For years, fans of Emmet Otter’s Jug-Band Christmas have endured an uphill battle when it’s come to seeking out the Jim Henson classic every holiday season. We’ve dealt with desperate searches for out-of-print DVDs and shoddy, quickly deleted YouTube videos filmed from someone’s VHS copy playing on a nearby TV screen. Plus the constant question of whether any copy we did come across would be the original 1977 version hosted by Kermit the Frog, or the later TV versions that cut him out due to copyright issues.
In honor of the Emmet Otter songs we love, we felt that it was the perfect time to do a definitive ranking of the folksy Paul Williams numbers from the movie. So put on that old bathing suit that your grandma otter wore and dive in with us.
6) “Brothers” / “Our World” / “Brothers In Our World”
As far as a narrative move goes, the combination of the two songs after both of them have lost the talent contest is perfect. But judging it on pure musical acumen alone, I gotta be honest: it doesn’t land for me as an actual song. On their own, both parts clearly feel like they were written to be combined into one song, but when they are the shifting tempo just doesn’t seem to do either half justice.
5) “The Bathing Suit That Grandma Otter Wore”
It’s cute enough and fits the tone of the special perfectly fine, but considering that this is a Christmas special, there’s a shocking lack of Christmas songs in it and perhaps the opening would have been a great place to put one. As it is, this one feels the easiest to cut right out.
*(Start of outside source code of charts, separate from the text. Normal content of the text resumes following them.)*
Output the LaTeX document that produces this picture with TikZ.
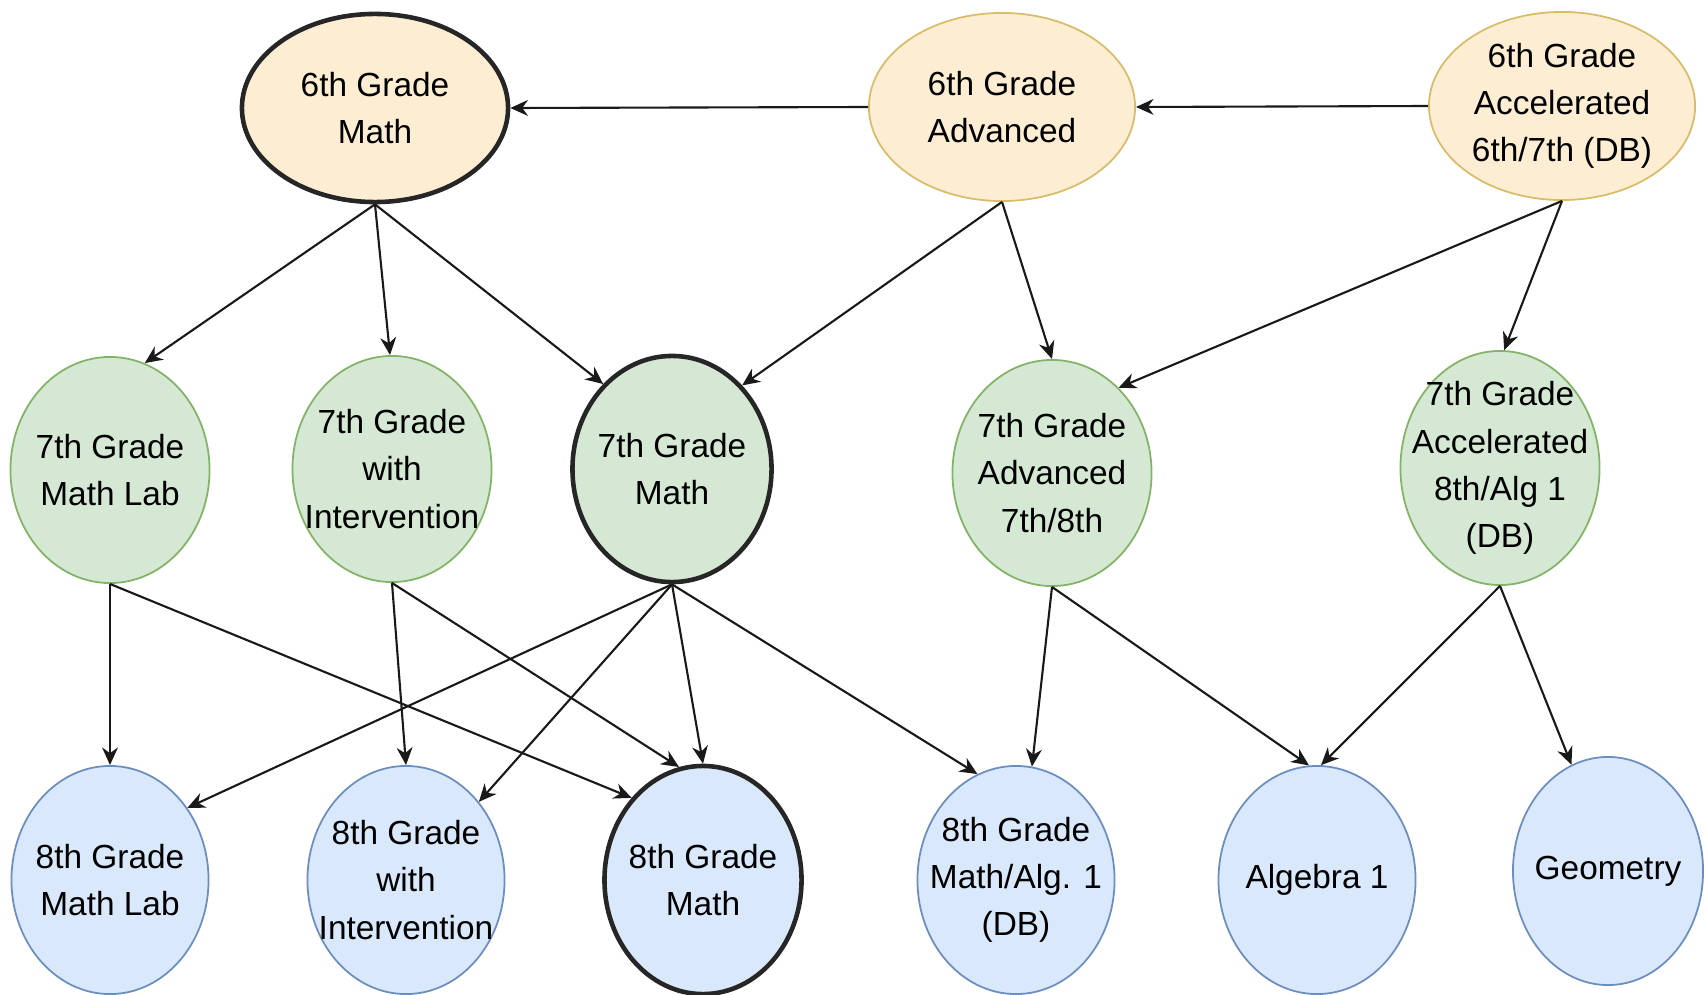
\documentclass[tikz,border=0pt]{standalone}
\usepackage{fontspec}
\setmainfont{Liberation Sans}
\usetikzlibrary{arrows.meta,shapes.geometric}
\definecolor{sixfill}{HTML}{FDEDD2}
\definecolor{sixline}{HTML}{D9BC6A}
\definecolor{sevenfill}{HTML}{D5E8D4}
\definecolor{sevenline}{HTML}{82B366}
\definecolor{eightfill}{HTML}{DAE8FC}
\definecolor{eightline}{HTML}{6C8EBF}
\begin{document}
\begin{tikzpicture}[x=0.01cm, y=-0.01cm,
  course/.style={ellipse, draw, line width=0.5pt, align=center,
    inner xsep=-15pt, inner ysep=-12pt, font=\fontsize{9.5}{13.4}\selectfont},
  sixth/.style={course, fill=sixfill, draw=sixline, minimum width=2.66cm, minimum height=1.88cm},
  seventh/.style={course, fill=sevenfill, draw=sevenline, minimum width=1.99cm, minimum height=2.26cm},
  eighth/.style={course, fill=eightfill, draw=eightline, minimum width=1.97cm, minimum height=2.28cm},
  core/.style={draw=black!85, line width=1.3pt},
  link/.style={-{Stealth[length=5pt,width=4.5pt]}, line width=0.6pt, black!90}]
  \useasboundingbox (0,0) rectangle (1704,994);

  \node[sixth, core] (math6) at (375,108) {6th Grade\\Math};
  \node[sixth] (adv6) at (1002,107) {6th Grade\\Advanced};
  \node[sixth] (acc6) at (1562,106) {6th Grade\\Accelerated\\6th/7th (DB)};

  \node[seventh] (lab7) at (110,470) {7th Grade\\Math Lab};
  \node[seventh] (int7) at (392,469) {7th Grade\\with\\Intervention};
  \node[seventh, core] (math7) at (672,469) {7th Grade\\Math};
  \node[seventh] (adv7) at (1052,473) {7th Grade\\Advanced\\7th/8th};
  \node[seventh, minimum height=2.34cm] (acc7) at (1500,468) {7th Grade\\Accelerated\\8th/Alg 1\\(DB)};

  \node[eighth] (lab8) at (110,880) {8th Grade\\Math Lab};
  \node[eighth] (int8) at (406,880) {8th Grade\\with\\Intervention};
  \node[eighth, core] (math8) at (703,880) {8th Grade\\Math};
  \node[eighth] (db8) at (1016,880) {8th Grade\\Math/Alg. 1\\(DB)};
  \node[eighth] (alg8) at (1317,880) {Algebra 1};
  \node[eighth, minimum width=1.9cm] (geo8) at (1608,871) {Geometry};

  \draw[link] (adv6.west) -- (math6.east);
  \draw[link] (acc6.west) -- (adv6.east);
  \draw[link] (math6.south) -- (lab7.72);
  \draw[link] (math6.south) -- (int7.91);
  \draw[link] (math6.south) -- (math7.129);
  \draw[link] (adv6.south) -- (math7.50);
  \draw[link] (adv6.south) -- (adv7.90);
  \draw[link] (acc6.south) -- (adv7.52);
  \draw[link] (acc6.south) -- (acc7.88);

  \draw[link] (lab7.south) -- (lab8.north);
  \draw[link] (lab7.south) -- (math8.131);
  \draw[link] (int7.south) -- (int8.north);
  \draw[link] (int7.south) -- (math8.102);
  \draw[link] (math7.south) -- (lab8.43);
  \draw[link] (math7.south) -- (int8.47);
  \draw[link] (math7.south) -- (math8.north);
  \draw[link] (math7.south) -- (db8.110);
  \draw[link] (adv7.south) -- (db8.82);
  \draw[link] (adv7.south) -- (alg8.94);
  \draw[link] (acc7.south) -- (alg8.88);
  \draw[link] (acc7.south) -- (geo8.109);
\end{tikzpicture}
\end{document}
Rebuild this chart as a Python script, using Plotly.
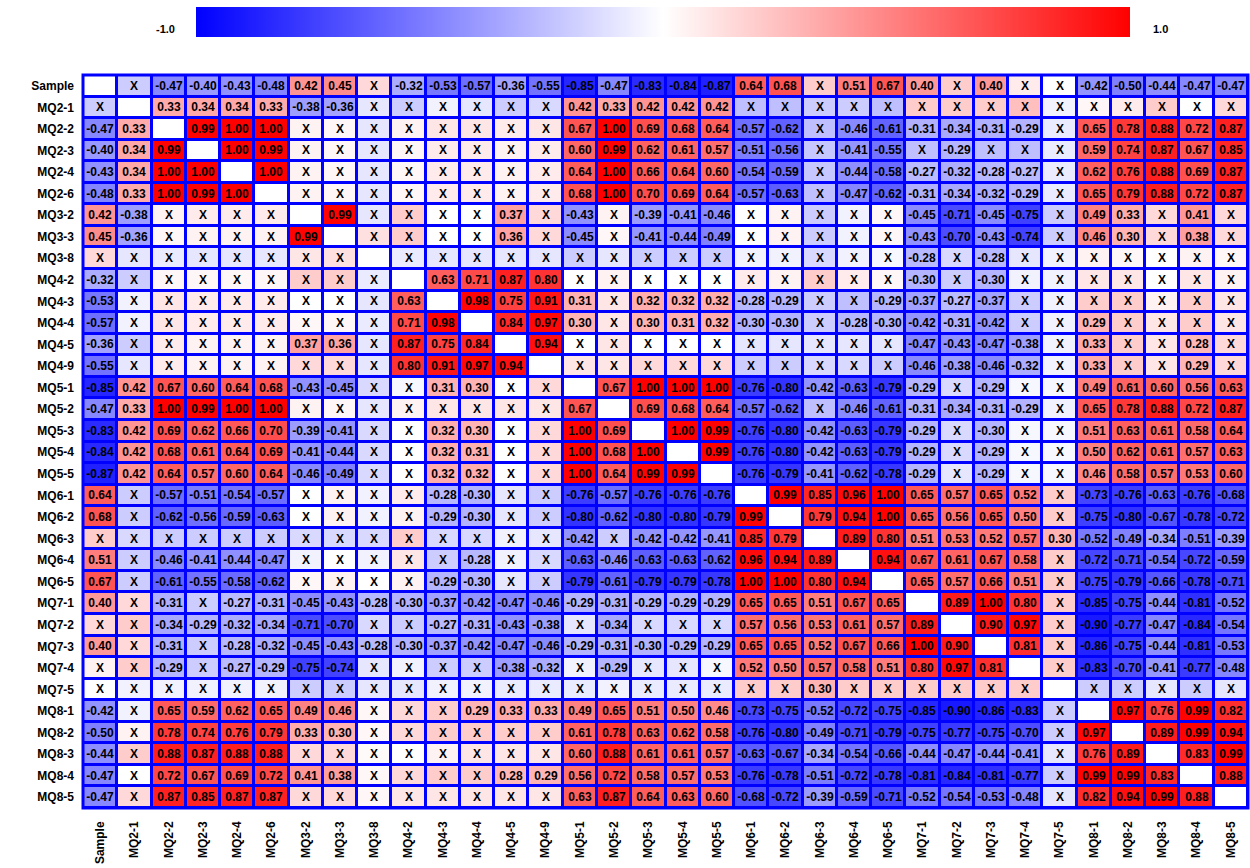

While also a bit of a throwaway, it’s still a fun, upbeat number. “Bar-B-Que” feels like something that would be at home in A Mighty Wind, which is appropriate since that movie used the same gag of another artist singing it before our heroes can get to the stage. (Seriously, does no one have to submit their songs ahead of time for these things?)
3) “When the River Meets the Sea”
If there’s one thing that Henson and his crew do extremely well, it’s sad reflective songs in kids’ media. While this song might have bored me a bit as a kid, adult me finds it to be a strikingly poignant reflection on grief and loss. It’s a nice example of how these things can mean different things to you as you grow up.
2) “Riverbottom Nightmare Band”
Cards on the table here: I know Alice and Emmet Otter are the protagonists, but these guys deserved to win the talent contest. Are they hoodlums who cause a ruckus? Sure are, but they bring that same ruckus to the stage in the form of showmanship. Frankly, it’s good for Emmet and his friends to learn now: villains get the best songs.
1) “Ain’t No Hole in the Washtub”
Without a doubt, “Washtub” is the definitive song of the entire piece. So much heavy lifting gets done with this two-minute ditty. We learn about the Otter family’s work ethic, their pleasant outlook on the world in spite of the hardships they’ve faced, and how valuable the simplest of belongings are to them. But on top of that, it’s a toe-tapping delight of a number that will stick with you for days after watching it.